● Task requirements
Take the listing from its first line through the line that contains "from matplotlib import font_manager" and please retype those lines exactly, leaving out the pictures.

● Dataset entries
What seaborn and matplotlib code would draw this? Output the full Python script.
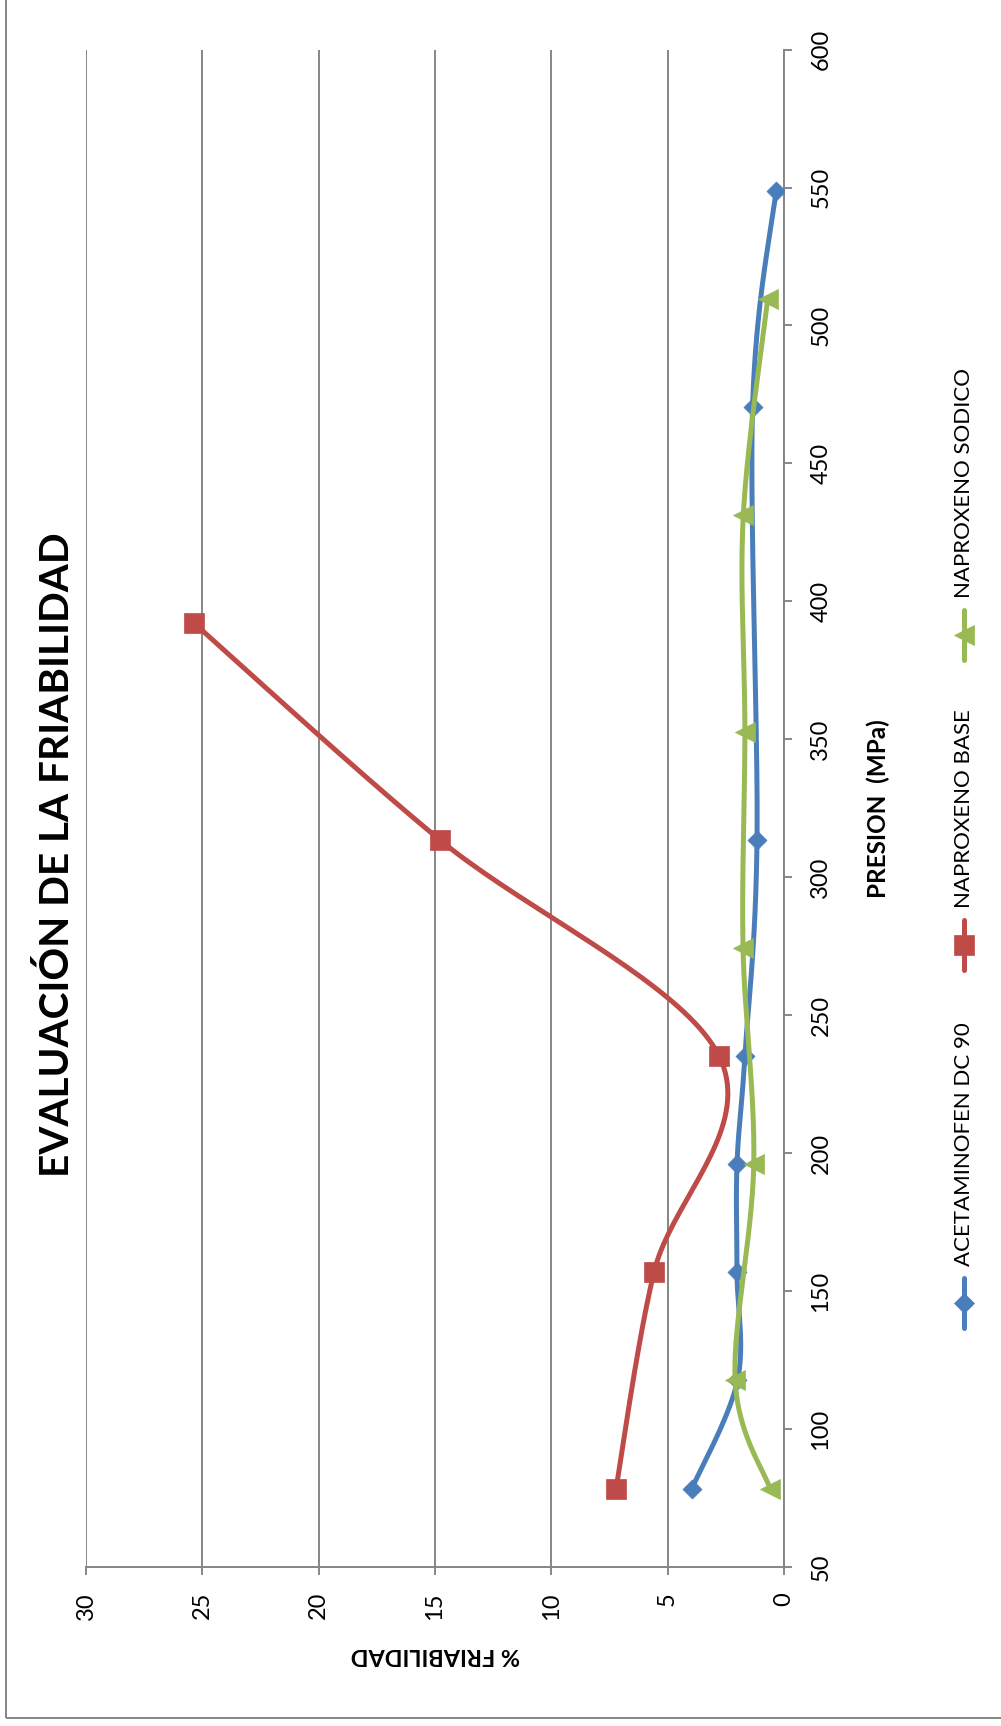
import numpy as np
import matplotlib
matplotlib.use("Agg")
import matplotlib.pyplot as plt
import seaborn as sns
from matplotlib.lines import Line2D
from matplotlib.patches import Rectangle
from matplotlib import font_manager

# ---- data ----
presion_acet = [78.4, 117.6, 156.8, 196.0, 235.2, 313.6, 470.4, 548.8]
friab_acet = [3.96, 2.00, 2.02, 2.02, 1.68, 1.16, 1.35, 0.34]

presion_base = [78.4, 156.8, 235.2, 313.6, 392.0]
friab_base = [7.22, 5.59, 2.79, 14.80, 25.34]

presion_sodico = [78.4, 117.6, 196.0, 274.4, 352.8, 431.2, 509.6]
friab_sodico = [0.60, 2.10, 1.30, 1.76, 1.68, 1.75, 0.70]

series_names = ["ACETAMINOFEN DC 90", "NAPROXENO BASE", "NAPROXENO SODICO"]
presion_ticks = list(range(50, 601, 50))
friab_ticks = list(range(0, 31, 5))

title = "EVALUACIÓN DE LA FRIABILIDAD"
xlabel = "PRESION  (MPa)"
ylabel = "% FRIABILIDAD"

# ---- style ----
colors = ["#4A7EBB", "#BE4B48", "#98B954"]
markers = ["D", "s", "<"]
marker_sizes = [9.7, 13.7, 14.4]
grid_color = "#868686"

sns.set_theme(style="white")
available = {f.name for f in font_manager.fontManager.ttflist}
base_font = next(f for f in ["Lato", "Open Sans", "DejaVu Sans"] if f in available)
plt.rcParams["font.family"] = [base_font, "DejaVu Sans"]

W, H = 1001, 1726
fig = plt.figure(figsize=(W / 100, H / 100), dpi=100)
fig.patch.set_facecolor("white")

def fx(px):
    return px / W

def fy(py):
    return 1 - py / H

# chart rotated a quarter turn: pressure runs upward, friability runs right-to-left
ax = fig.add_axes([fx(86), fy(1567), fx(784 - 86), (1567 - 49.6) / H])
ax.set_xlim(30, 0)
ax.set_ylim(50, 600)
ax.set_facecolor("white")

for side in ["top", "left"]:
    ax.spines[side].set_visible(False)
for side in ["right", "bottom"]:
    ax.spines[side].set_color(grid_color)
    ax.spines[side].set_linewidth(1.4)

ax.set_xticks(friab_ticks)
ax.set_yticks(presion_ticks)
ax.xaxis.grid(True, color=grid_color, linewidth=1.4)
ax.yaxis.grid(False)
ax.yaxis.tick_right()
ax.tick_params(axis="x", direction="out", length=6, width=1.4, color=grid_color,
               labelsize=17, labelcolor="black", pad=12, labelrotation=90, bottom=True)
ax.tick_params(axis="y", direction="out", length=6, width=1.4, color=grid_color,
               labelsize=17, labelcolor="black", pad=13, labelrotation=90, right=True, left=False)
for lab in ax.get_yticklabels():
    lab.set_va("center")
ax.set_xlabel("")
ax.set_ylabel("")


def smooth_curve(xs, ys, n=40):
    """Cubic Bezier smoothing (Catmull-Rom style) computed in display space."""
    pts = ax.transData.transform(np.column_stack([xs, ys]))
    P = np.vstack([pts[0], pts, pts[-1]])
    t = np.linspace(0, 1, n)[:, None]
    parts = []
    for i in range(1, len(P) - 2):
        p0, p1, p2, p3 = P[i - 1], P[i], P[i + 1], P[i + 2]
        c1 = p1 + (p2 - p0) / 6
        c2 = p2 - (p3 - p1) / 6
        seg = ((1 - t) ** 3) * p1 + 3 * ((1 - t) ** 2) * t * c1 \
            + 3 * (1 - t) * t ** 2 * c2 + t ** 3 * p2
        parts.append(seg if i == 1 else seg[1:])
    return ax.transData.inverted().transform(np.vstack(parts))


series = [(friab_acet, presion_acet), (friab_base, presion_base), (friab_sodico, presion_sodico)]
for k, (fr, pr) in enumerate(series):
    curve = smooth_curve(fr, pr)
    sns.lineplot(x=curve[:, 0], y=curve[:, 1], sort=False, estimator=None, ax=ax,
                 color=colors[k], linewidth=3.6, zorder=3 + k, legend=False)
    sns.scatterplot(x=fr, y=pr, ax=ax, marker=markers[k], s=marker_sizes[k] ** 2,
                    color=colors[k], edgecolor=colors[k], linewidth=0.5,
                    zorder=3.5 + k, legend=False)
ax.set_xlim(30, 0)
ax.set_ylim(50, 600)
ax.set_xlabel("")
ax.set_ylabel("")

# titles and axis names
fig.text(fx(57), fy(855), title, rotation=90, ha="center", va="center",
         fontsize=29.2, fontweight="bold", color="black")
fig.text(fx(878), fy(809), xlabel, rotation=90, ha="center", va="center",
         fontsize=17.5, fontweight="bold", color="black")
fig.text(fx(435), fy(1654), ylabel, rotation=180, ha="center", va="center",
         fontsize=16.8, fontweight="bold", color="black")

# legend, laid out along the right edge
legend_y = [1303, 945, 635]
legend_x = 964
for k, ym in enumerate(legend_y):
    fig.add_artist(Line2D([fx(legend_x)] * 2, [fy(ym + 25), fy(ym - 25)],
                          transform=fig.transFigure, color=colors[k], linewidth=3.6))
    fig.add_artist(Line2D([fx(legend_x)], [fy(ym)], transform=fig.transFigure,
                          color=colors[k], marker=markers[k], markersize=marker_sizes[k],
                          markeredgewidth=0.5, linestyle="none"))
    fig.text(fx(legend_x), fy(ym - 37), series_names[k], rotation=90,
             ha="center", va="bottom", fontsize=16, color="black")

# chart frame
fig.add_artist(Rectangle((fx(6.4), fy(1718)), 2, 2, transform=fig.transFigure,
                         fill=False, edgecolor=grid_color, linewidth=1.4))

fig.savefig("out.png", dpi=100, facecolor="white")
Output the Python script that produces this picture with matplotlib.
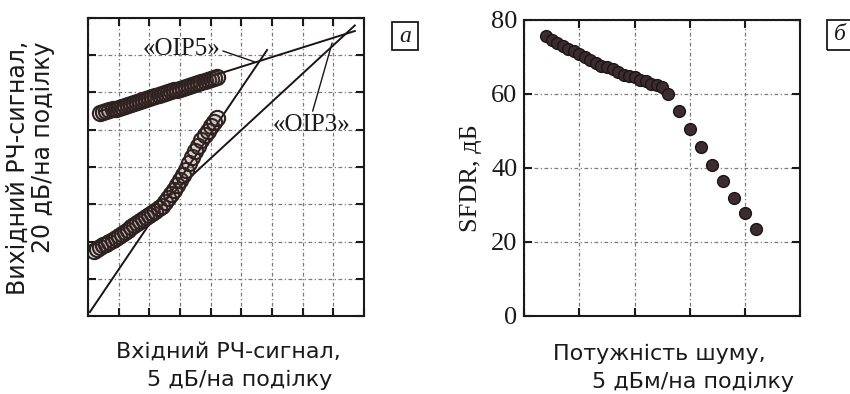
import matplotlib
matplotlib.use("Agg")
import matplotlib.pyplot as plt
from matplotlib.patches import Rectangle

# ---------------- data: panel a (input sweep, dB) ----------------
input_db = [1.0, 1.5, 2.0, 2.5, 3.0, 3.5, 4.0, 4.5, 5.0, 5.5, 6.0, 6.5, 7.0, 7.5,
            8.0, 8.5, 9.0, 9.5, 10.0, 10.5, 11.0, 11.5, 12.0, 12.5, 13.0, 13.5,
            14.0, 14.5, 15.0, 15.5, 16.0, 16.5, 17.0, 17.5, 18.0, 18.5, 19.0,
            19.5, 20.0, 20.5, 21.0]
im_out_db = [35.1, 36.1, 37.0, 37.9, 38.9, 39.8, 40.7, 41.7, 42.7, 43.9, 45.1,
             46.4, 47.6, 48.9, 50.1, 51.2, 52.1, 53.0, 54.0, 55.2, 56.5, 57.9,
             59.3, 61.3, 63.5, 65.6, 67.8, 70.3, 73.0, 75.7, 78.6, 82.0, 85.4,
             88.7, 91.5, 94.3, 97.1, 99.5, 101.8, 104.1, 106.3]
fund_in_db = input_db[2:]
fund_out_db = [108.8, 109.4, 109.9, 110.4, 110.9, 111.4, 111.9, 112.4, 112.9,
               113.4, 113.9, 114.4, 115.0, 115.5, 116.0, 116.5, 117.0, 117.5,
               118.0, 118.5, 119.1, 119.6, 120.1, 120.6, 121.1, 121.6, 122.1,
               122.6, 123.2, 123.7, 124.2, 124.7, 125.2, 125.7, 126.2, 126.7,
               127.3, 127.8, 128.3]
# fitted straight lines
fund_line_x = [2.0, 43.5]
fund_line_y = [110.0, 153.0]
oip3_line_x = [13.0, 43.5]
oip3_line_y = [63.4, 156.0]
oip5_line_x = [0.3, 29.2]
oip5_line_y = [2.1, 142.8]

# ---------------- data: panel б (SFDR vs noise power) ----------------
noise_dbm = [2.0, 2.5, 3.0, 3.5, 4.0, 4.5, 5.0, 5.5, 6.0, 6.5, 7.0, 7.5, 8.0,
             8.5, 9.0, 9.5, 10.0, 10.5, 11.0, 11.5, 12.0, 12.5, 13.0,
             14.0, 15.0, 16.0, 17.0, 18.0, 19.0, 20.0, 21.0]
sfdr_db = [75.6, 74.5, 73.7, 72.9, 72.2, 71.5, 70.9, 70.0, 69.3, 68.4, 67.7,
           67.2, 66.7, 65.9, 65.1, 64.9, 64.6, 63.8, 63.4, 62.8, 62.3, 61.8,
           60.0, 55.3, 50.6, 45.7, 40.7, 36.6, 32.0, 27.8, 23.6]
sfdr_yticks = [0, 20, 40, 60, 80]

W, H = 850, 394
fig = plt.figure(figsize=(W / 100, H / 100), dpi=100)
fig.patch.set_facecolor("white")

def fx(px):
    return px / W

def fy(py):
    return 1 - py / H

grid_kw = dict(color="#7a7a7a", lw=0.9, linestyle=(0, (3, 2, 1, 2)))
serif = ["Liberation Serif", "DejaVu Serif"]

def style_axes(ax):
    for s in ax.spines.values():
        s.set_linewidth(1.5)
        s.set_color("#1a1a1a")
    ax.tick_params(direction="in", length=6, width=1.5, top=True, right=True,
                   colors="#1a1a1a")
    ax.grid(True, **grid_kw)
    ax.set_axisbelow(True)

# ---------------- panel a ----------------
axa = fig.add_axes([fx(88), fy(316), fx(364 - 88), (316 - 18) / H])
axa.set_xlim(0, 45)
axa.set_ylim(0, 160)
axa.set_xticks(range(0, 46, 5))
axa.set_yticks(range(0, 161, 20))
axa.set_xticklabels([])
axa.set_yticklabels([])
style_axes(axa)

line_c = "#1c1414"
axa.plot(oip5_line_x, oip5_line_y, color=line_c, lw=1.4)
axa.plot(oip3_line_x, oip3_line_y, color=line_c, lw=1.4)
axa.plot(fund_line_x, fund_line_y, color=line_c, lw=1.4)

mk = dict(ls="none", marker="o", ms=11, mfc=(0.36, 0.26, 0.24, 0.13),
          mec="#2e2220", mew=1.5)
axa.plot(input_db, im_out_db, **mk)
axa.plot(fund_in_db, fund_out_db, **mk)

axa.annotate("«OIP5»", xy=(27.2, 136.4), xytext=(15.2, 143.4), ha="center",
             va="center", fontsize=18, family=serif, color="#1a1a1a",
             arrowprops=dict(arrowstyle="-", lw=1.0, color=line_c,
                             relpos=(1.0, 0.45), shrinkA=0, shrinkB=0))
axa.annotate("«OIP3»", xy=(39.8, 146.6), xytext=(36.5, 102.6), ha="center",
             va="center", fontsize=18, family=serif, color="#1a1a1a",
             arrowprops=dict(arrowstyle="-", lw=1.0, color=line_c,
                             relpos=(0.5, 1.0), shrinkA=0, shrinkB=0))

# ---------------- panel б ----------------
axb = fig.add_axes([fx(524.3), fy(316), fx(800 - 524.3), (316 - 20) / H])
axb.set_xlim(0, 25)
axb.set_ylim(0, 80)
axb.set_xticks(range(0, 26, 5))
axb.set_xticklabels([])
axb.set_yticks(sfdr_yticks)
axb.set_yticklabels([str(v) for v in sfdr_yticks], family=serif, fontsize=19)
style_axes(axb)
axb.tick_params(axis="y", pad=5)
axb.plot(noise_dbm, sfdr_db, ls="none", marker="o", ms=8.5, mfc="#3b2c2f",
         mec="#1c1416", mew=1.0)

# ---------------- labels ----------------
fig.text(fx(18), fy(168), "Вихідний РЧ-сигнал,", rotation=90, ha="center",
         va="center", fontsize=17, color="#1a1a1a")
fig.text(fx(43), fy(147), "20 дБ/на поділку", rotation=90, ha="center",
         va="center", fontsize=17, color="#1a1a1a")
fig.text(fx(471), fy(178), "SFDR, дБ", rotation=90, ha="center", va="center",
         fontsize=19, family=serif, color="#1a1a1a")

fig.text(fx(228), fy(352), "Вхідний РЧ-сигнал,", ha="center", va="center",
         fontsize=16, color="#1a1a1a")
fig.text(fx(240), fy(380), "5 дБ/на поділку", ha="center", va="center",
         fontsize=16, color="#1a1a1a")
fig.text(fx(659), fy(354), "Потужність шуму,", ha="center", va="center",
         fontsize=16, color="#1a1a1a")
fig.text(fx(693), fy(382), "5 дБм/на поділку", ha="center", va="center",
         fontsize=16, color="#1a1a1a")

# panel letter boxes
fig.patches.append(Rectangle((fx(392), fy(50)), fx(26), 28 / H, transform=fig.transFigure,
                             fill=False, ec="#1a1a1a", lw=1.3))
fig.text(fx(405), fy(36), "а", ha="center", va="center", fontsize=17,
         family=serif, style="italic", color="#1a1a1a")
fig.patches.append(Rectangle((fx(827), fy(50)), fx(28), 30 / H, transform=fig.transFigure,
                             fill=False, ec="#1a1a1a", lw=1.3))
fig.text(fx(840), fy(35), "б", ha="center", va="center", fontsize=17,
         family=serif, style="italic", color="#1a1a1a")

fig.savefig("out.png", dpi=100)
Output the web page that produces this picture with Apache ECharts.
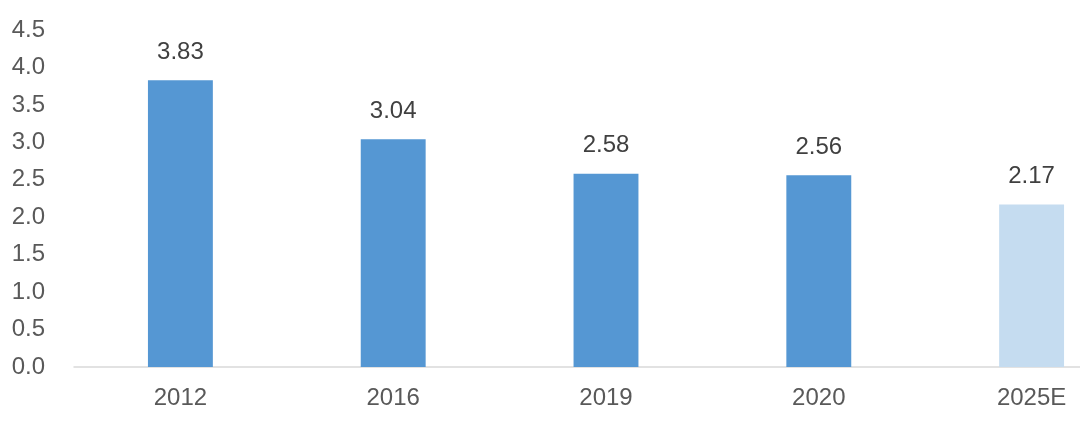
<!DOCTYPE html>
<html><head><meta charset="utf-8">
<script src="https://cdn.jsdelivr.net/npm/echarts@6/dist/echarts.min.js"></script>
<style>html,body{margin:0;padding:0;background:#fff;overflow:hidden}#c{width:1080px;height:424px}</style>
</head><body><div id="c"></div>
<script>
var categories = ['2012','2016','2019','2020','2025E'];
var values = [3.83, 3.04, 2.58, 2.56, 2.17];
var yTicks = [0, 4.5, 0.5];
var chart = echarts.init(document.getElementById('c'));
var font = '"Liberation Sans", Arial, sans-serif';
chart.setOption({
  animation: false,
  grid: {left: 74, right: -58, top: 30, bottom: 57, outerBoundsMode: 'none', containLabel: false},
  xAxis: {
    type: 'category', data: categories,
    axisLine: {lineStyle: {color: '#d9d9d9', width: 1.5}},
    axisTick: {show: false},
    axisLabel: {color: '#595959', fontSize: 24, fontFamily: font, margin: 19}
  },
  yAxis: {
    type: 'value', min: yTicks[0], max: yTicks[1], interval: yTicks[2],
    splitLine: {show: false},
    axisLine: {show: false}, axisTick: {show: false},
    axisLabel: {color: '#595959', fontSize: 24, fontFamily: font, margin: 29,
      formatter: function(v){ return v.toFixed(1); }}
  },
  series: [{
    type: 'bar', barWidth: '30.5%',
    data: values.map(function(v, i){
      return {value: v, itemStyle: {color: i === values.length - 1 ? '#C5DCF0' : '#5597D3'}};
    }),
    label: {show: true, position: 'top', distance: 16, color: '#404040', fontSize: 24, fontFamily: font,
      formatter: function(p){ return p.value.toFixed(2); }}
  }]
});
</script></body></html>
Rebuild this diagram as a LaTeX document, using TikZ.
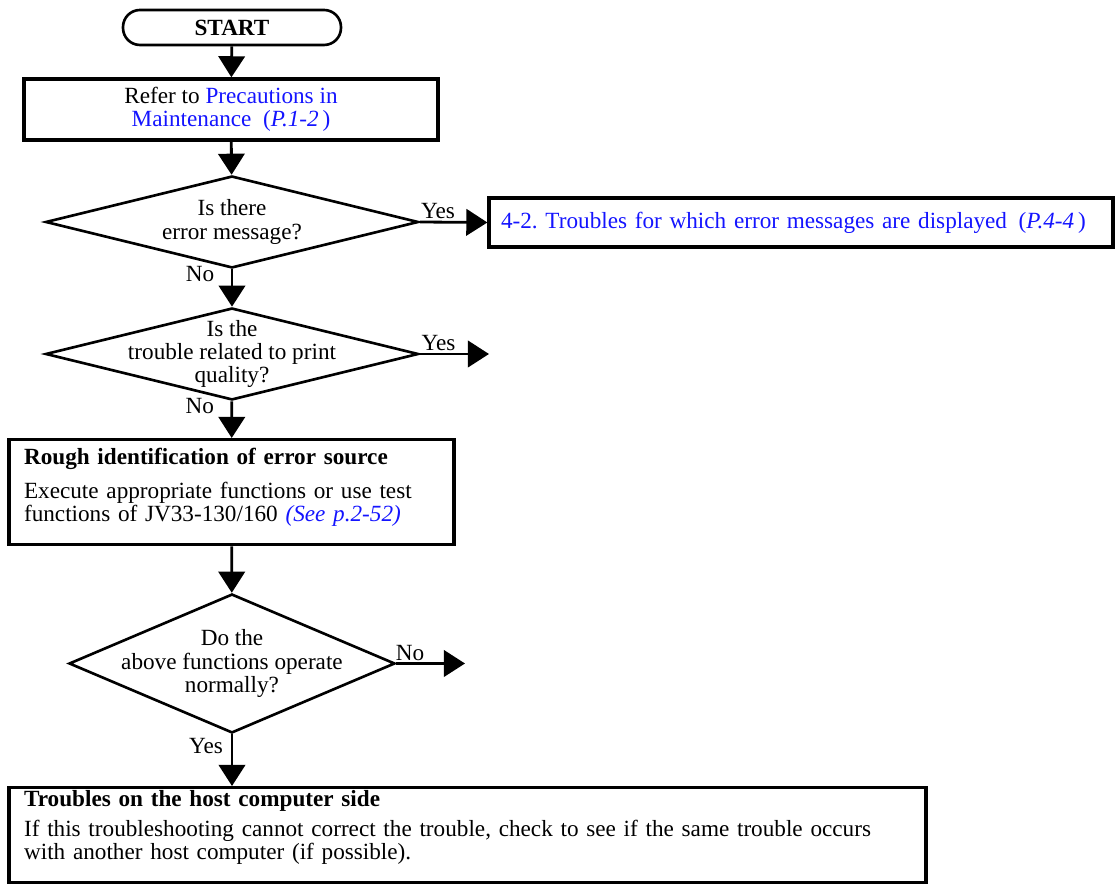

● Result of the task
What seaborn and matplotlib code would draw this? Output the full Python script.
import numpy as np
import matplotlib
matplotlib.use("Agg")
import matplotlib.pyplot as plt
import seaborn as sns
from matplotlib.lines import Line2D
from matplotlib.patches import Rectangle
from matplotlib import font_manager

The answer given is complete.